MEG3 is significantly downregulated in LC cell lines A549 and HCC823 [94]. Upregulation of MEG3 inhibits the viability, proliferation, and autophagy in H292 and A549 cells [90,95]. Upregulation of MEG3 increases cell apoptosis by suppressing the expression of apoptosis inhibitory protein B-cell lymphoma-2 (Bcl-2) and promoting apoptosis-promoting factor BCL2 associated X (Bax) in A549 cells [94]. MEG3 overexpression suppresses cell proliferation and induces apoptosis by activating the expression of p53 in vitro [89,90]. The retinoblastoma tumor suppressor (pRb) pathway, which is important in regulating cell cycle progression and cell proliferation, is revealed to inhibit cell proliferation by activating MEG3 expression in A549 and SK-MES-1 in LC cells [96]. In addition, the MEG3/microRNA-7-5p/BRCA1 regulatory network is also verified to be essential in NSCLC [94].

The drug resistance to chemotherapy drug vincristine is negatively associated with the expression of MEG3 in vitro [95]. Upregulation of MEG3 improves the sensitivity of DDP-resistant NSCLC cells to DDP treatment via inhibiting cell proliferation and inducing cell apoptosis modulated by the miR-21-5p/SRY-box transcription factor 7 (SOX7) axis [97]. MEG3 knockdown could also induce DDP resistance in A549/DDP cells by activating the Wnt/β-catenin signaling pathway [98]. Overall, these findings suggest that MEG3 could repress the development of LC, and it may also act as a therapeutic target for LC. Further study is also needed to clarify the mechanism(s) of MEG3 repression in LC tissues.

AFAP1-AS1 is a 6.8 kb antisense lncRNA, which is located on chromosome 4p16.1. AFAP1-AS1 is transcribed from AFAP1 in the antisense direction and can also affect the expression of AFAP1 [43]. AFAP1-AS1 plays an important role in the progression of LC and other cancers, including LC, HCC, GC, PC, CRC, OC, and gallbladder cancer (GBC) [43].

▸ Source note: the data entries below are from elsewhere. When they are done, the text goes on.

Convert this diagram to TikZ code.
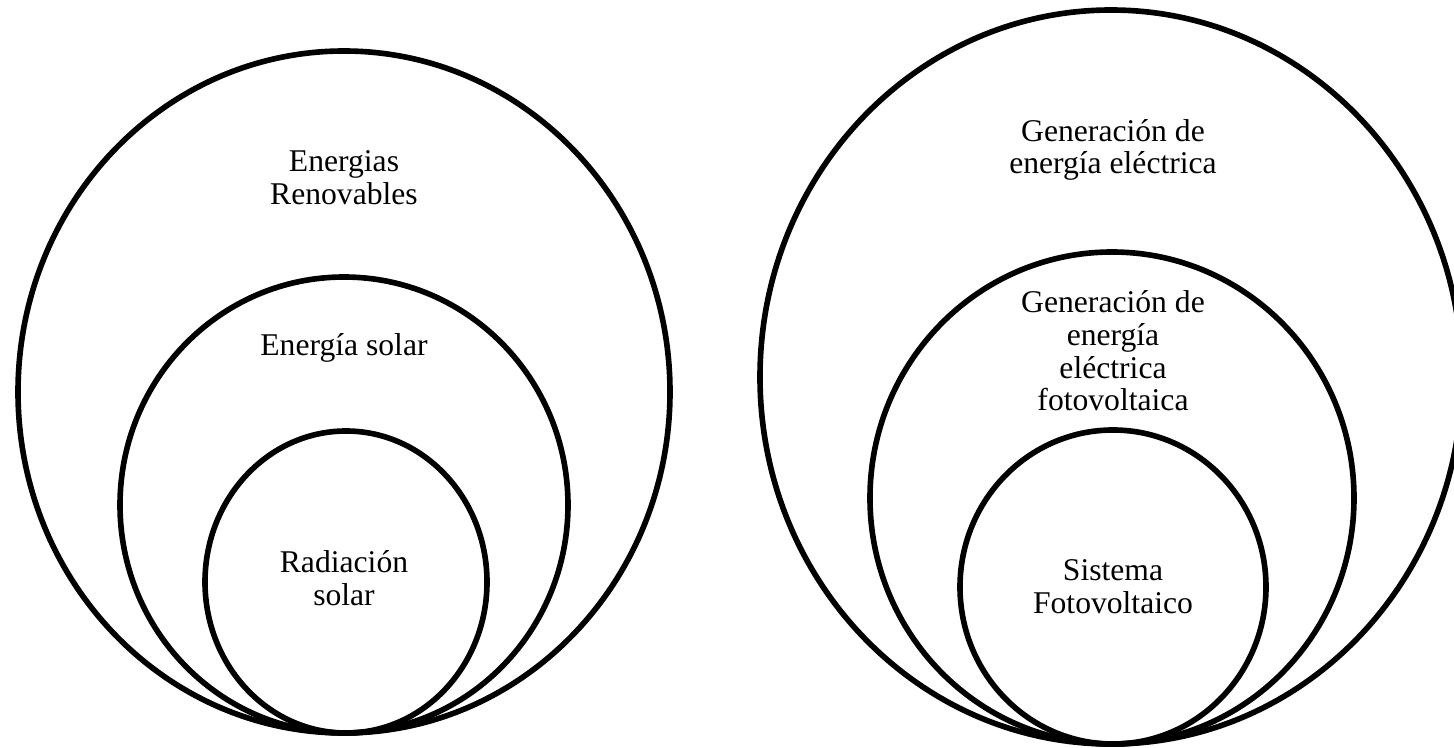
\documentclass[tikz,border=0pt]{standalone}
\usepackage{fontspec}
\setmainfont{Liberation Serif}
\tikzset{
	ring/.style={black, line width=1.6pt},
	ringlabel/.style={align=center, inner sep=0pt, font=\fontsize{9}{9.3}\selectfont}
}

\begin{document}
\begin{tikzpicture}
		\useasboundingbox (0,0) rectangle (14.54,-7.48);

		% Left set: renewable energies
		\draw[ring] (3.44,-3.92) ellipse (3.26 and 3.41);
		\draw[ring] (3.44,-5.05) ellipse (2.24 and 2.28);
		\draw[ring] (3.46,-5.82) ellipse (1.41 and 1.51);

		\node[ringlabel] (renov) at (3.44,-1.78) {Energias\\Renovables};
		\node[ringlabel] (solar) at (3.44,-3.48) {Energía solar};
		\node[ringlabel] (radiac) at (3.44,-5.78) {Radiación\\solar};

		% -----------------------------------------------------
		% Right set: electric generation
		\draw[ring] (11.11,-3.77) ellipse (3.51 and 3.67);
		\draw[ring] (11.12,-4.98) ellipse (2.42 and 2.46);
		\draw[ring] (11.13,-5.87) ellipse (1.53 and 1.57);

		\node[ringlabel] (gener) at (11.13,-1.50) {Generación de\\energía eléctrica};
		\node[ringlabel] (genfv) at (11.13,-3.51) {Generación de\\energía\\eléctrica\\fotovoltaica};
		\node[ringlabel] (sistfv) at (11.13,-5.87) {Sistema\\Fotovoltaico};

\end{tikzpicture}
\end{document}
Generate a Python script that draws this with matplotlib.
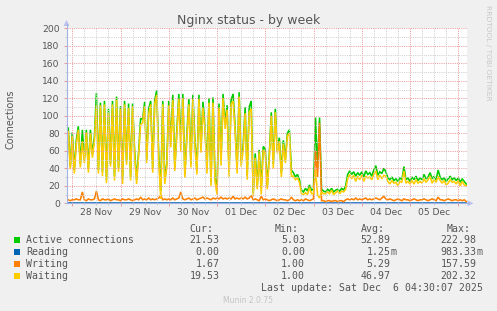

AFAP1-AS1 expression is positively correlated with tumor pathological grade, TNM staging, smoking history, infiltration degree, distant metastasis, and clinical outcomes in NSCLC patients [91,99,100,101]. High expression of AFAP1-AS1 is correlated with advanced lymph node metastasis and reduced survival time [102]. A meta-analysis report showed that increased expression level of AFAP1-AS1 is a strong predictor of poor OS in NSCLC patients [91]. These findings suggest that AFAP1-AS1 could serve as a prognostic biomarker for NSCLC.

AFAP1-AS1 is upregulated in NSCLC tissues and cell lines [91,99,100,101,102,103,104,105,106,107]. Inhibition of AFAP-AS1 suppresses cell growth and migration and promotes apoptosis of NSCLC cells in vitro [103,104]. AFAP1-AS1 knockdown leads to a significant increase in keratin 1 (KRT1) expression in vitro, suggesting that the oncogenic activity of AFAP1-AS1 is mediated by suppressing KRT1 expression [104]. Moreover, AFAP1-AS1 knockdown also inhibits tumor growth of LC in BALB/c nude mice [104]. In contrast, overexpression of AFAP1-AS1 promotes proliferation, migration, and invasion, and inhibits apoptosis of NSCLC cell lines by upregulating the interferon regulatory factor (IRF) 7 and retinoid-inducible protein (RIG)-I-like receptor signaling pathways [105]. AFAP-AS1 can also promote NSCLC cell growth by recruiting EZH2 to epigenetically downregulate p21 expression [101]. In general, AFAP-AS1 promotes LC cell proliferation and migration, and inhibits cell apoptosis via multiple signaling pathways.